What you have to do:
List each line of the data in which the string "this" appears.
—————
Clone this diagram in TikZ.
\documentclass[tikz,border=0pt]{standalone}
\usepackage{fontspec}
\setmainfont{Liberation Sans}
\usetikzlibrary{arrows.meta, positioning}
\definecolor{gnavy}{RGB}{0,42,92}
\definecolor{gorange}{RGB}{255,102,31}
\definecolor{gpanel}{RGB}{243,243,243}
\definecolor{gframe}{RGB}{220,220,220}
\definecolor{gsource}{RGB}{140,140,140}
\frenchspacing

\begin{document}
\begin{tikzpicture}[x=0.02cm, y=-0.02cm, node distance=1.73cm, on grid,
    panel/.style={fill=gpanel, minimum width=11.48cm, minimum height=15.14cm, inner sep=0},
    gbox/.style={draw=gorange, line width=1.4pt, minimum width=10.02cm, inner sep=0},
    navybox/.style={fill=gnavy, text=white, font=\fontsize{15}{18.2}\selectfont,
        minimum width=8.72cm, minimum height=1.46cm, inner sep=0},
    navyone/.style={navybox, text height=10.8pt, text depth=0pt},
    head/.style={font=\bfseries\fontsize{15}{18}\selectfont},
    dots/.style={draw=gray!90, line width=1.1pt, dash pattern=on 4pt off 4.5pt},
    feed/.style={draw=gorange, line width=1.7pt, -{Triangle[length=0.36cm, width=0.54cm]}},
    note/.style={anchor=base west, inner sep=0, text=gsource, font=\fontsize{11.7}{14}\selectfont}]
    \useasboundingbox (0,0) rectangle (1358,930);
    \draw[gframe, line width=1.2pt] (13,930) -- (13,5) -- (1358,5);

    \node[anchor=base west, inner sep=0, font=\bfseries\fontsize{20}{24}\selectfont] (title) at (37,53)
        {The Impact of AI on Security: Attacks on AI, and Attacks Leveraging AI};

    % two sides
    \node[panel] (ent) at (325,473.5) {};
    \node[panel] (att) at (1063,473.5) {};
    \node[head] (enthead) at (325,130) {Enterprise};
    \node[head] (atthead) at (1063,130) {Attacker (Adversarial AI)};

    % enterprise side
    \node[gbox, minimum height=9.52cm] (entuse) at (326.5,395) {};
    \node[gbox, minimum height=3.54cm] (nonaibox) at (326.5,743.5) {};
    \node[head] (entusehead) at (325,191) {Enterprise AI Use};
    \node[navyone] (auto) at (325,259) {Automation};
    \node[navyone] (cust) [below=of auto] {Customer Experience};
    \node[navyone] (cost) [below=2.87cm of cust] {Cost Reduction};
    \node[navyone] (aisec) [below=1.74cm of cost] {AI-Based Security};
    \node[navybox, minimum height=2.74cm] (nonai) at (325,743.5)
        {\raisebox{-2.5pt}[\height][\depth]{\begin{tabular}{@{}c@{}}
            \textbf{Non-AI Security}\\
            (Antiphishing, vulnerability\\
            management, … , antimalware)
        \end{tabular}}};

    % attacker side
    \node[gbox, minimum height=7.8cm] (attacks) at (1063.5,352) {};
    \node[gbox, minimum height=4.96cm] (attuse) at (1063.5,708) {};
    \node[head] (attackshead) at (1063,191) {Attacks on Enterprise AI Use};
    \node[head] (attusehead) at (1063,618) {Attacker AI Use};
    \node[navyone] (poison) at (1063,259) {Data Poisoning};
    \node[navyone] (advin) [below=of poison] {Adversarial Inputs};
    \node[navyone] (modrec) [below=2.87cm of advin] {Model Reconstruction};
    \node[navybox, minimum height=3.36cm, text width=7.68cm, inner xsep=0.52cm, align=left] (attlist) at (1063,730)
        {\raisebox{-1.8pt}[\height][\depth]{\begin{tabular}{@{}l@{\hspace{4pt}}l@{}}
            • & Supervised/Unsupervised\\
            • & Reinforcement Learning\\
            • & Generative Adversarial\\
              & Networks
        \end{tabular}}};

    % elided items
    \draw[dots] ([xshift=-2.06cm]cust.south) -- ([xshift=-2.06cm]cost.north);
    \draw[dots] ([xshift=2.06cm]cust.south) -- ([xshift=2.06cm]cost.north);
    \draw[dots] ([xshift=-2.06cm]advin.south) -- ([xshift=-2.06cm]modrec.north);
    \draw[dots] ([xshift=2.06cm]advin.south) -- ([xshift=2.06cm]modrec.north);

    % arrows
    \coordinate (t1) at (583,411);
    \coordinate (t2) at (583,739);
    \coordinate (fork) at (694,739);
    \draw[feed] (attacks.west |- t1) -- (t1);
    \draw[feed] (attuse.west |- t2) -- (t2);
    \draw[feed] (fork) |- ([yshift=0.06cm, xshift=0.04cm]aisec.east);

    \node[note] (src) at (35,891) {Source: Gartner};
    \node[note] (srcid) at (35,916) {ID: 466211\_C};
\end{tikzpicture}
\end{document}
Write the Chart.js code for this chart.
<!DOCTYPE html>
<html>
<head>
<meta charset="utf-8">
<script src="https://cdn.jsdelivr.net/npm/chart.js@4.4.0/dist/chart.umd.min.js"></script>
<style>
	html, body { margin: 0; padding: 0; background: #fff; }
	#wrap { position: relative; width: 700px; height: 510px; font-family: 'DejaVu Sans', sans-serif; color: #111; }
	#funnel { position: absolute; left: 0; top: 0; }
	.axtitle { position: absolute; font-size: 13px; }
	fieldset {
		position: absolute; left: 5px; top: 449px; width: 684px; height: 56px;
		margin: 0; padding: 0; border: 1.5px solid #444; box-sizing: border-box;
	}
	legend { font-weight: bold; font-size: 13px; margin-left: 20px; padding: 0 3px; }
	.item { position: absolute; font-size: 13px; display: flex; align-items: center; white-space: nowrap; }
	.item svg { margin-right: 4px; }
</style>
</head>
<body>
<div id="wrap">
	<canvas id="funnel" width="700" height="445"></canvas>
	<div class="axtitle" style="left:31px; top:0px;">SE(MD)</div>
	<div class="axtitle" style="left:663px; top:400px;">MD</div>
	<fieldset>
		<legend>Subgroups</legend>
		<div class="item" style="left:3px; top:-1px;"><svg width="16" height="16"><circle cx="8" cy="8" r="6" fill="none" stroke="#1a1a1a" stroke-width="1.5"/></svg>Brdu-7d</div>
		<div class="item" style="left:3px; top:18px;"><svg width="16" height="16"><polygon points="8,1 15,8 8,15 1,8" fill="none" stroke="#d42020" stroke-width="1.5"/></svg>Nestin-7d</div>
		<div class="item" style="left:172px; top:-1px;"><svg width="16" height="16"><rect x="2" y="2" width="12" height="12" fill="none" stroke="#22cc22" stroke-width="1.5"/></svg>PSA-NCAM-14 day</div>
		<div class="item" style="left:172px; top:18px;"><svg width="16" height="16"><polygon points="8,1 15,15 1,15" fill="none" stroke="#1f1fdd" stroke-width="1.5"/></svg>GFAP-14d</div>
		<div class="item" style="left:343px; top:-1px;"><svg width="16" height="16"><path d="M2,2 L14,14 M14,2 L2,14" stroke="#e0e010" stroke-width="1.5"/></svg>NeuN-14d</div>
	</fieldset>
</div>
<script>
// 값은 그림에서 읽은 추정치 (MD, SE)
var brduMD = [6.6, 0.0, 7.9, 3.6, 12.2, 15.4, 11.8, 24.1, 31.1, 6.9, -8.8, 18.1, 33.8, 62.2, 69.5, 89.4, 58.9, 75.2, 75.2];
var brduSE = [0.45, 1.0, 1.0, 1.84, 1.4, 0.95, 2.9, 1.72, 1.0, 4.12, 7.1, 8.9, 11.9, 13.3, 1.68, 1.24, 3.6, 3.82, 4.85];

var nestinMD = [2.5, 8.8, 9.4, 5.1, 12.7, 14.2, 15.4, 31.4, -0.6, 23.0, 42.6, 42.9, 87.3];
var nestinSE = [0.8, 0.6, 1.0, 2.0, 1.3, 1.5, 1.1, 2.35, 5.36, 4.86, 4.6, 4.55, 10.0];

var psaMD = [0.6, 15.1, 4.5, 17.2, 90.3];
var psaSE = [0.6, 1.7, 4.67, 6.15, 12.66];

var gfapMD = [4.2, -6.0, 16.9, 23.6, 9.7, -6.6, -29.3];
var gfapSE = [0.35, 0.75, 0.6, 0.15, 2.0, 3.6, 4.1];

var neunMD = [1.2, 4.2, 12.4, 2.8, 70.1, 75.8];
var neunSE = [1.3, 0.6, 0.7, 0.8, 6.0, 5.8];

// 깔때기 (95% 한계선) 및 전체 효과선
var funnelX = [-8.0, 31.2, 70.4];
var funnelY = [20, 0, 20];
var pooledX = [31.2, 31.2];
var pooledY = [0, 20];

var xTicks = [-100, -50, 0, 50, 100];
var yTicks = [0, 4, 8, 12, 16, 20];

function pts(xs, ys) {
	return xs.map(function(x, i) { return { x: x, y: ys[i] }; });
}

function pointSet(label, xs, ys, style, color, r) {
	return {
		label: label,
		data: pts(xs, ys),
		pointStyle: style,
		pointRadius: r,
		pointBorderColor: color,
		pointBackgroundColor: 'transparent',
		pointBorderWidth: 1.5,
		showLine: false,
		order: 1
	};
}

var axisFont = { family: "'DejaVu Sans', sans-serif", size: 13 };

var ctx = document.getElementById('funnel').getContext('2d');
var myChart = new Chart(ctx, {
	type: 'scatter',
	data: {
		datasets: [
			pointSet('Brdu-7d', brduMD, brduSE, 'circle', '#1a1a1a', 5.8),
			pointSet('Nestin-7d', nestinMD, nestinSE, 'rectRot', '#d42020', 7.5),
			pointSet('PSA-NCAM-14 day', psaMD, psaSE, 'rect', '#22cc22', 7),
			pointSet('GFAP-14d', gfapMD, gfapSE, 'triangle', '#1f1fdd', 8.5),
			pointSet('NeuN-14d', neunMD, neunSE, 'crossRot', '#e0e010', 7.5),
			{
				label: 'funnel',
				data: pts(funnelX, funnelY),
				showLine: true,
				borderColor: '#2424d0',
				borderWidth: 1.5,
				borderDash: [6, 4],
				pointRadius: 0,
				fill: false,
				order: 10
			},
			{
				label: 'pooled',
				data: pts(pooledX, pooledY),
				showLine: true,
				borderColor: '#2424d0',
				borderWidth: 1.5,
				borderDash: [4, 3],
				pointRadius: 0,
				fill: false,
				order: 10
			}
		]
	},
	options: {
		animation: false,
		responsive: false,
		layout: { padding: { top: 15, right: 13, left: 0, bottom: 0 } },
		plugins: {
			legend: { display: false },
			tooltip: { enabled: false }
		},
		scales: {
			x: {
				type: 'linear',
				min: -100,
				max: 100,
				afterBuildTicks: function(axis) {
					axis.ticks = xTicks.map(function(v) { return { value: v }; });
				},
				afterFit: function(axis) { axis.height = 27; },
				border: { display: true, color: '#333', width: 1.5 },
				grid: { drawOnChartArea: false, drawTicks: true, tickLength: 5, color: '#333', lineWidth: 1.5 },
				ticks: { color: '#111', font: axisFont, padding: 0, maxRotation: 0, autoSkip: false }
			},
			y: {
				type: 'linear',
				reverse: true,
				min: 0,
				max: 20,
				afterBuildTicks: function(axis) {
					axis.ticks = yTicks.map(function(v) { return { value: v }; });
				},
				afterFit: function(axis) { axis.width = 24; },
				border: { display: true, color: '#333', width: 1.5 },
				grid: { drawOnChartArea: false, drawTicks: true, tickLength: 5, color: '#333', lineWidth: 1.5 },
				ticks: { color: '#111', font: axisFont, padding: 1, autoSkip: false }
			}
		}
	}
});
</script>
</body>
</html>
—————
Response:
Clone this diagram in TikZ.
Write the Chart.js code for this chart.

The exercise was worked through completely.